Little girls will love Laurent Pelly's production with its wacky costumes, idiot dancing and horse-drawn carriage. Us bigger ones have seen it all before in other Pelly shows like La belle Hélène and La fille du régiment. Pelly's weapon is novelty and for me it's become blunted. The wordless processions of the prince's female pursuers worked well because the humour was character-based. Elsewhere, his tricks and twists couldn't quite stave off the opera's longueurs
The singing was generally excellent, though it's unfortunate Massenet assigned so much of it to Cendrillon's father. Jean-Philippe Lafont was unflaggingly watchable with nothing but Pelly's book-page walls around him, but oh how his once-booming bass baritone now bounces uncertainly from pitch to pitch.

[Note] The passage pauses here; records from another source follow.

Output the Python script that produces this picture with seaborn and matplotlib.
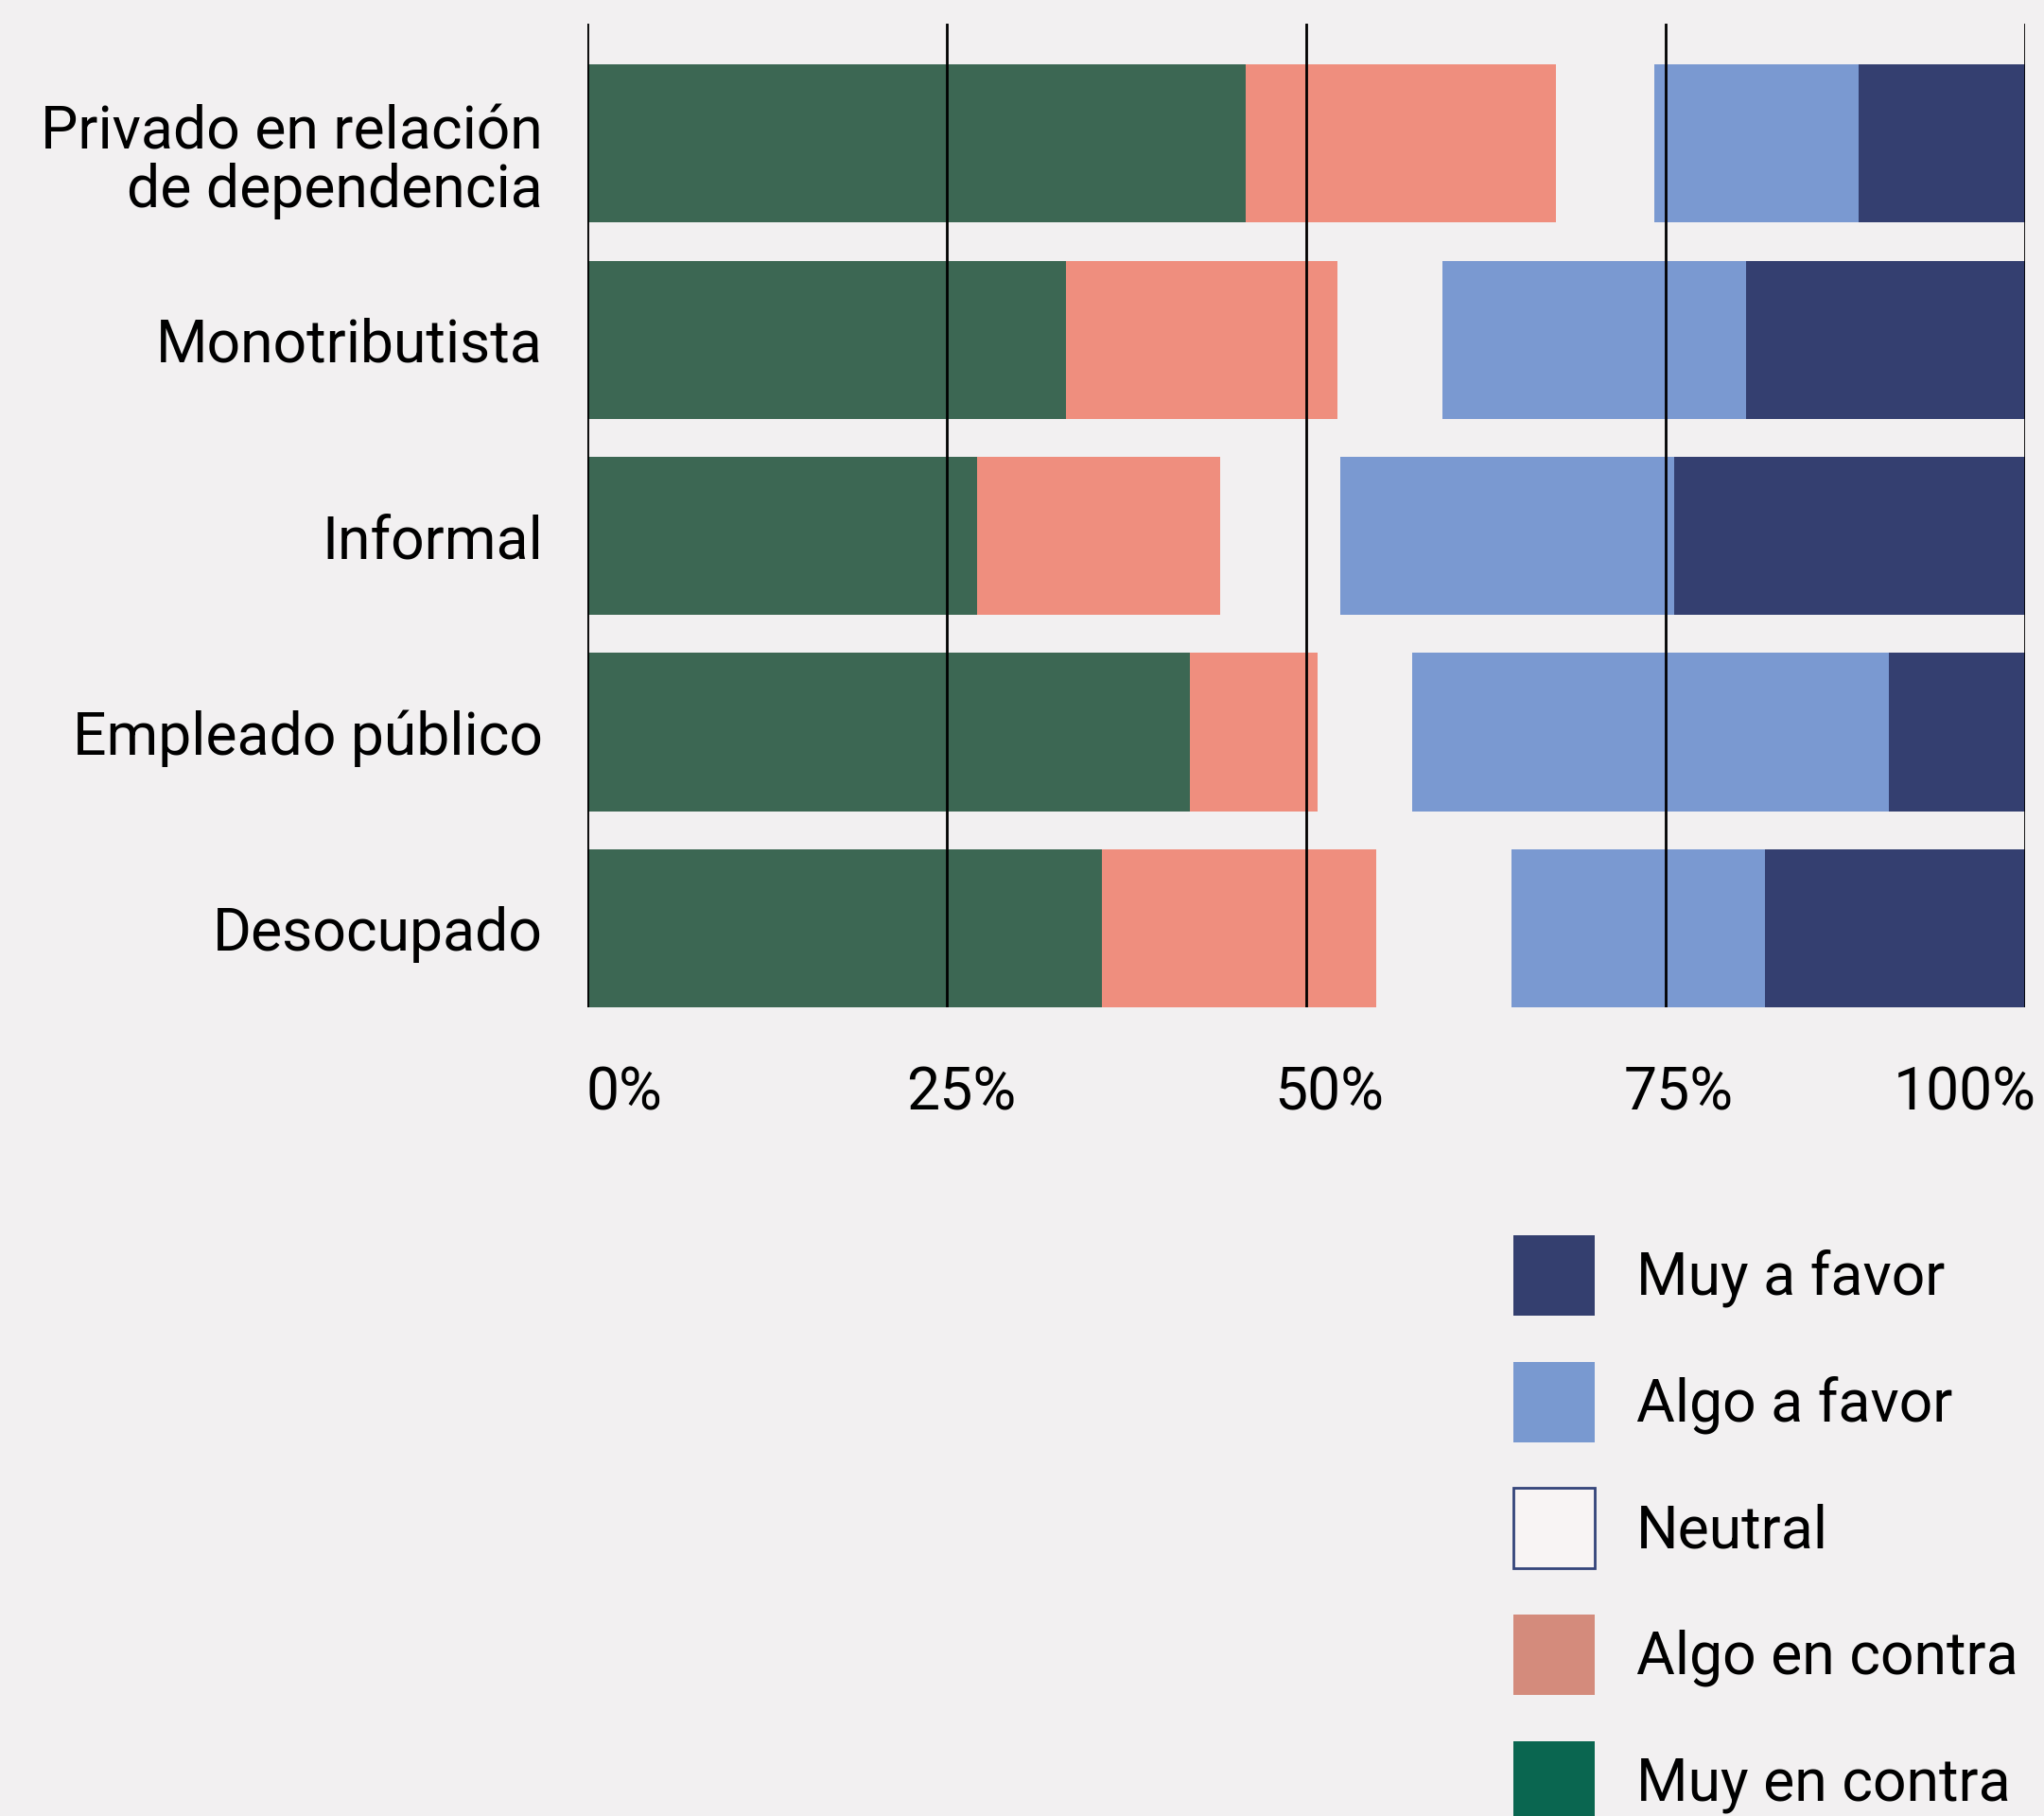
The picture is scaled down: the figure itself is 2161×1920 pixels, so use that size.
import matplotlib
matplotlib.use("Agg")
import matplotlib.pyplot as plt
import matplotlib.patches as mpatches
import matplotlib.transforms as mtransforms
import seaborn as sns
import numpy as np
import pandas as pd

# ---- data ----
categories = ["Privado en relación\nde dependencia", "Monotributista", "Informal",
              "Empleado público", "Desocupado"]
muy_en_contra = [45.8, 33.3, 27.1, 41.9, 35.8]
algo_en_contra = [21.6, 18.9, 16.9, 8.9, 19.1]
neutral = [6.8, 7.3, 8.4, 6.6, 9.4]
algo_a_favor = [14.2, 21.1, 23.2, 33.1, 17.6]
muy_a_favor = [11.6, 19.4, 24.4, 9.5, 18.1]
tick_values = [0, 25, 50, 75, 100]
tick_labels = ["0%", "25%", "50%", "75%", "100%"]
legend_labels = ["Muy a favor", "Algo a favor", "Neutral", "Algo en contra", "Muy en contra"]

BG = "#f2f0f1"
bar_colors = {
    "Muy en contra": "#3c6753",
    "Algo en contra": "#ef8e7e",
    "Neutral": BG,
    "Algo a favor": "#7a99d1",
    "Muy a favor": "#343f70",
}
legend_face = {
    "Muy a favor": "#343f6f",
    "Algo a favor": "#7999d0",
    "Neutral": "#f8f4f4",
    "Algo en contra": "#d48b7c",
    "Muy en contra": "#0a6650",
}

sns.set_theme(style="white")
plt.rcParams["font.family"] = ["Roboto", "DejaVu Sans"]
plt.rcParams["text.color"] = "black"
FS = 45

df = pd.DataFrame({
    "cat": categories,
    "Muy en contra": muy_en_contra,
    "Algo en contra": algo_en_contra,
    "Neutral": neutral,
    "Algo a favor": algo_a_favor,
    "Muy a favor": muy_a_favor,
})
order = ["Muy en contra", "Algo en contra", "Neutral", "Algo a favor", "Muy a favor"]
cum = df[order].cumsum(axis=1)

fig = plt.figure(figsize=(21.61, 19.20), dpi=100, facecolor=BG)
ax = fig.add_axes([621 / 2161, 1 - 1065 / 1920, (2141 - 621) / 2161, (1065 - 25) / 1920])
ax.set_facecolor(BG)

for key in reversed(order):
    sns.barplot(x=cum[key], y=df["cat"], orient="h", color=bar_colors[key],
                saturation=1, width=0.805, ax=ax, linewidth=0, zorder=2)

ax.set_xlim(0, 100)
ax.set_ylim(4.4025, -0.61)
ax.set_xlabel("")
ax.set_ylabel("")
for s in ax.spines.values():
    s.set_visible(False)

for v in tick_values:
    ax.axvline(v, color="black", lw=2.0, zorder=5)

ax.set_xticks(tick_values)
ax.set_xticklabels(tick_labels, fontsize=FS, color="black")
ax.tick_params(axis="x", length=0, pad=44)
ax.tick_params(axis="y", length=0, pad=34, labelsize=FS, labelcolor="black")
for lab in ax.get_yticklabels():
    lab.set_linespacing(1.04)
    if "\n" in lab.get_text():
        lab.set_transform(lab.get_transform() + mtransforms.ScaledTranslation(0, -0.12, fig.dpi_scale_trans))

xl = ax.get_xticklabels()
offsets_px = [-2, 15, 24, 14, 12]
has = ["left", "center", "center", "center", "right"]
for lab, ha, dx in zip(xl, has, offsets_px):
    lab.set_ha(ha)
    lab.set_transform(lab.get_transform() + mtransforms.ScaledTranslation(dx / 100, 0, fig.dpi_scale_trans))

handles = []
for name in legend_labels:
    ec = "#34447a" if name == "Neutral" else legend_face[name]
    handles.append(mpatches.Patch(facecolor=legend_face[name], edgecolor=ec,
                                  linewidth=2 if name == "Neutral" else 0, label=name))
leg = fig.legend(handles=handles, loc="upper left",
                 bbox_to_anchor=(1600 / 2161, 1 - 1306 / 1920),
                 frameon=False, fontsize=FS, handlelength=1.376, handleheight=1.715,
                 handletextpad=0.7, labelspacing=0.78, borderpad=0, borderaxespad=0,
                 labelcolor="black")

fig.savefig("out.png", dpi=100, facecolor=BG)
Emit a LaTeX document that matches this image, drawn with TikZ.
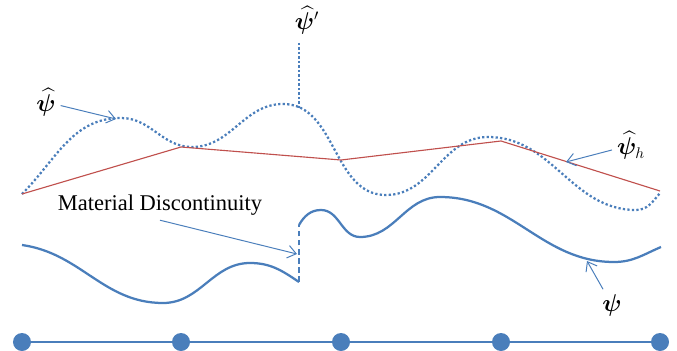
\documentclass[tikz,border=0pt]{standalone}
\usepackage{amsmath,amssymb,bm}
\usepackage{fontspec}
\setmainfont{Liberation Serif}
\usetikzlibrary{arrows.meta}

\definecolor{curveblue}{RGB}{74,126,187}
\definecolor{meshred}{RGB}{192,80,77}

\begin{document}
\begin{tikzpicture}[x=0.025cm, y=0.025cm, >={Straight Barb[length=6pt,width=9pt]},
  every node/.style={font=\fontsize{16}{19}\selectfont},
  exactcurve/.style={draw=curveblue, line width=1.6pt},
  finecurve/.style={draw=curveblue, line width=1.6pt, dash pattern=on 1.6pt off 1.6pt},
  interpline/.style={draw=meshred, line width=0.8pt},
  pointer/.style={->, draw=curveblue, line width=0.7pt},
  meshdot/.style={circle, fill=curveblue, inner sep=0pt, minimum size=0.45cm}]
  \useasboundingbox (0,0) rectangle (677,350);

  % Mesh
  \node[meshdot] (n1) at (22,8) {};
  \node[meshdot] (n2) at (181,8) {};
  \node[meshdot] (n3) at (341,8) {};
  \node[meshdot] (n4) at (501,8) {};
  \node[meshdot] (n5) at (660,8) {};
  \draw[curveblue, line width=1.8pt] (n1) -- (n2) -- (n3) -- (n4) -- (n5);

  % Approximation (dotted)
  \draw[finecurve] (22,156) to[out=45,in=180] (121,232) to[out=0,in=180] (192,203)
    to[out=0,in=180] (283,246) to[out=0,in=180] (386,155) to[out=0,in=180] (488,213)
    to[out=0,in=180] (636,140) to[out=0,in=230] (660,157);

  % Interpolant
  \draw[interpline] (22,156) -- (181,203) -- (341,190) -- (501,209) -- (660,159);

  % Exact solution with jump
  \draw[exactcurve] (22,105) to[out=-8,in=180] (163,47) to[out=0,in=180] (250,87)
    to[out=0,in=146] (299,68);
  \draw[exactcurve, dash pattern=on 4pt off 2.5pt] (299,68) -- (299,125);
  \draw[exactcurve] (299,125) to[out=60,in=180] (321,140) to[out=0,in=180] (360,113)
    to[out=0,in=180] (440,153) to[out=0,in=180] (614,88) to[out=0,in=203] (661,103);

  % Labels
  \node (psihat) at (46,248) {$\widehat{\bm{\psi}}$};
  \coordinate (psihatTip) at (116,231);
  \draw[pointer] (psihat) -- (psihatTip);

  \node (psiprime) at (307,330) {$\widehat{\bm{\psi}}'$};
  \coordinate (primeFoot) at (299,240);
  \draw[finecurve] (primeFoot |- 0,307) -- (primeFoot);

  \node (psihath) at (631,205) {$\widehat{\bm{\psi}}_h$};
  \coordinate (psihTip) at (566,188);
  \draw[pointer] (psihath) -- (psihTip);

  \node (matlabel) at (160,145) {Material Discontinuity};
  \coordinate (jump) at (297,96);
  \draw[pointer] (matlabel.south) -- (jump);

  \node (psi) at (612,45) {$\bm{\psi}$};
  \coordinate (psiTip) at (587,89);
  \draw[pointer] (psi) -- (psiTip);
\end{tikzpicture}
\end{document}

In the title role, Joyce DiDonato had a bit of an off night, struggling to reach her top notes and intermittently squally elsewhere. But she infuses the downtrodden heroine with her own charm and generosity of spirit, and it was hard to feel anything but sympathy for her troubles.
The real heroines of the evening were Ewa Podles as the stepmother, magnificently ghastly in her vase-shaped frocks, and Alice Coote, unnervingly boyish as the lovelorn Prince Charming.
Eglise Gutiérrez drew the short straw costume-wise with her '80s Dusty Springfield look, but her breathy coloratura was more like operatic Marilyn Monroe - an odd Fairy Goldmother all round. As the two not-so-wicked stepsisters (Massenet's Cendrillon is nothing if not earnest), Madeleine Pierard and Kai Rüütel made the most of their underwritten parts with their delightfully silly characterisations.
Bertrand de Billy took the score every bit as seriously as Massenet intended, and though the result lacked a certain lightness, it also avoided sugary overkill.